In 1935-36, the Motor City was the “City of Champions” with the Tigers, the Lions, and the Wings all on top. Despite the revival of the Lions last season, recent overall achievement ranks Detroit one of the losingest sports markets on the continent.

A website called “Champs or Chumps” evaluated 52 North American sports markets by the success of their current teams. L.A. is first, followed by Tampa and Kansas City. Detroit comes in 31st but our fans would shrug and say “So?” in a way that will not knock the chips from their shoulders.

Fans here figure that if you keep buying tickets and watching the games on TV, eventually, your generation will get its just reward and enjoy a championship or two, from one or more of the four franchises, like the “City of Champions” teams of the mid-1930s or the 1984 Tigers or the “Bad Boys” Pistons or the “Hockeytown” Red Wings of the “Russian Five” era.

Now, it is the Lions’ turn to thrill and did they ever. They led San Francisco by 17 points with 30 minutes left in the NFC championship game and then they let an apparent Super Bowl appearance slip through their fingers like a greased pigskin, losing by 34-31.

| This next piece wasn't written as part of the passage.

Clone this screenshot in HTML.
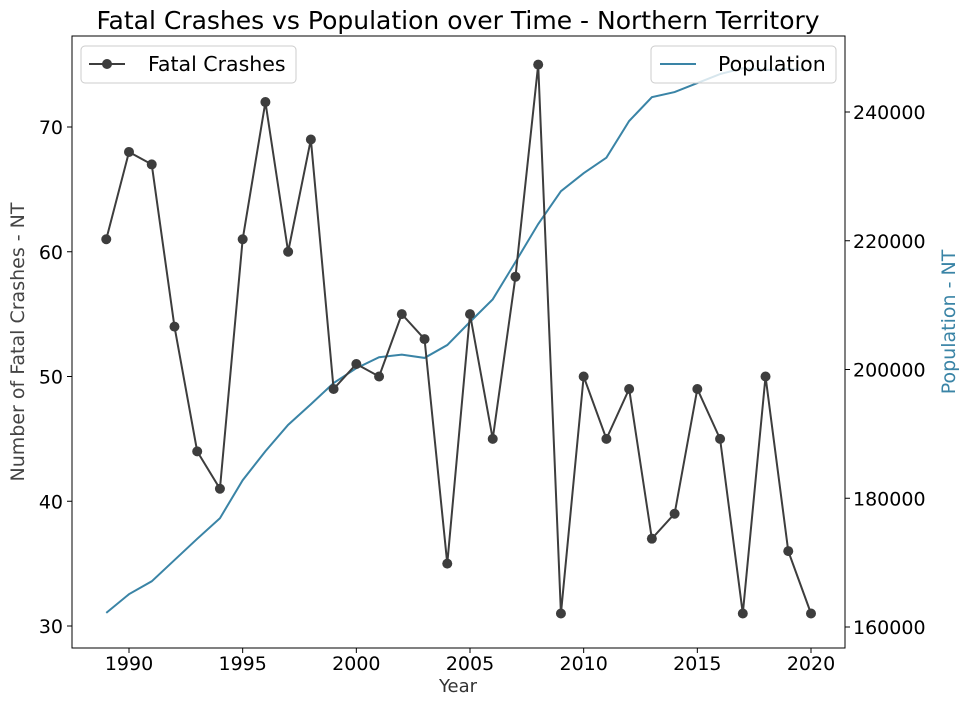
<!DOCTYPE html>
<html><head><meta charset="utf-8"><style>
body{margin:0;background:#fff;}
svg{display:block;font-family:"DejaVu Sans","Liberation Sans",sans-serif;}
</style></head><body>
<svg id="chart" width="969" height="705"></svg>
<script>
const years=[1989,1990,1991,1992,1993,1994,1995,1996,1997,1998,1999,2000,2001,2002,2003,2004,2005,2006,2007,2008,2009,2010,2011,2012,2013,2014,2015,2016,2017,2018,2019,2020];
const crashes=[61,68,67,54,44,41,61,72,60,69,49,51,50,55,53,35,55,45,58,75,31,50,45,49,37,39,49,45,31,50,36,31];
const population=[162200,165100,167100,170400,173700,176900,182800,187300,191400,194600,197900,200200,201900,202300,201800,203800,207400,210900,216700,222600,227700,230500,232900,238600,242300,243100,244500,245900,246800,246500,246700,246500];
const xTicks=[1990,1995,2000,2005,2010,2015,2020];
const yTicks=[30,40,50,60,70];
const y2Ticks=[160000,180000,200000,220000,240000];

const svg=document.getElementById('chart');
const NS='http://www.w3.org/2000/svg';
const L=72,R=845,T=36,B=648;
const x=v=>129+(v-1990)*(811-129)/30;
const y=v=>626-(v-30)*(626-127)/40;
const y2=v=>627-(v-160000)*(627-112)/80000;
function mk(tag,attrs,parent){const e=document.createElementNS(NS,tag);for(const k in attrs)e.setAttribute(k,attrs[k]);(parent||svg).appendChild(e);return e;}

const frame=mk('rect',{x:L,y:T,width:R-L,height:B-T,fill:'none',stroke:'#000','stroke-width':1});



xTicks.forEach(v=>{
  const t=mk('line',{x1:x(v),x2:x(v),y1:B,y2:B+5,stroke:'#000'});
  
  
  const l=mk('text',{x:x(v),y:B+22,'text-anchor':'middle','font-size':19});
  l.textContent=v;
  
  
});
yTicks.forEach(v=>{
  const t=mk('line',{x1:L-5,x2:L,y1:y(v),y2:y(v),stroke:'#000'});
  
  
  const l=mk('text',{x:L-9,y:y(v)+7,'text-anchor':'end','font-size':19});
  l.textContent=v;
  
  
});
y2Ticks.forEach(v=>{
  const t=mk('line',{x1:R,x2:R+5,y1:y2(v),y2:y2(v),stroke:'#000'});
  
  
  const l=mk('text',{x:R+8,y:y2(v)+7,'font-size':19});
  l.textContent=v;
  
  
});

const pl=mk('polyline',{points:years.map((yr,i)=>x(yr)+','+y2(population[i])).join(' '),fill:'none',stroke:'#3a84a6','stroke-width':2});



const cl=mk('polyline',{points:years.map((yr,i)=>x(yr)+','+y(crashes[i])).join(' '),fill:'none',stroke:'#3d3d3d','stroke-width':2});


years.forEach((yr,i)=>{
  const c=mk('circle',{cx:x(yr),cy:y(crashes[i]),r:5,fill:'#3d3d3d'});
  
  
});

const title=mk('text',{x:458,y:29,'text-anchor':'middle','font-size':25});
title.textContent='Fatal Crashes vs Population over Time - Northern Territory';


const xt=mk('text',{x:458,y:692,'text-anchor':'middle','font-size':18,fill:'#333'});
xt.textContent='Year';


const yt=mk('text',{x:0,y:0,'text-anchor':'middle','font-size':19,fill:'#444',transform:'translate(24,342) rotate(-90)'});
yt.textContent='Number of Fatal Crashes - NT';


const y2t=mk('text',{x:0,y:0,'text-anchor':'middle','font-size':19,fill:'#3a84a6',transform:'translate(955,322) rotate(-90)'});
y2t.textContent='Population - NT';



const lg1=mk('g',{});


mk('rect',{x:81,y:46,width:215,height:37,rx:4,fill:'#fff','fill-opacity':0.8,stroke:'#ccc'},lg1);
mk('line',{x1:89,x2:125,y1:64,y2:64,stroke:'#3d3d3d','stroke-width':2},lg1);
mk('circle',{cx:107,cy:64,r:5,fill:'#3d3d3d'},lg1);
const t1=mk('text',{x:148,y:71,'font-size':20.5},lg1);t1.textContent='Fatal Crashes';
const lg2=mk('g',{});


mk('rect',{x:651,y:46,width:185,height:37,rx:4,fill:'#fff','fill-opacity':0.8,stroke:'#ccc'},lg2);
mk('line',{x1:660,x2:696,y1:64,y2:64,stroke:'#3a84a6','stroke-width':2},lg2);
const t2=mk('text',{x:718,y:71,'font-size':20.5},lg2);t2.textContent='Population';
</script>
</body></html>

In most cities, after such a collapse by the local team (Dallas, for instance), their fans would weep and gnash their teeth and point fingers in the blame game, and there was plenty of blame to share in Detroit. But there was little anger from Lions’ fans or media, even on talk radio.

It was more like stunned disbelief at a new generation’s new experiences — new highs, new lows — for the first time in a decade or more

The Lions just weren’t ready to win and maybe their fans weren’t either. After two or three days of mourning, the town returned to normal, the mood was one of gratitude and the upbeat buzz resumed.

Hey, how ‘bout those Lions? What about next year? Who should they draft, trade, cut or sign? Lo, the clouds have cleared and the future is bright. Even in a domed stadium, the skies above us are Honolulu blue.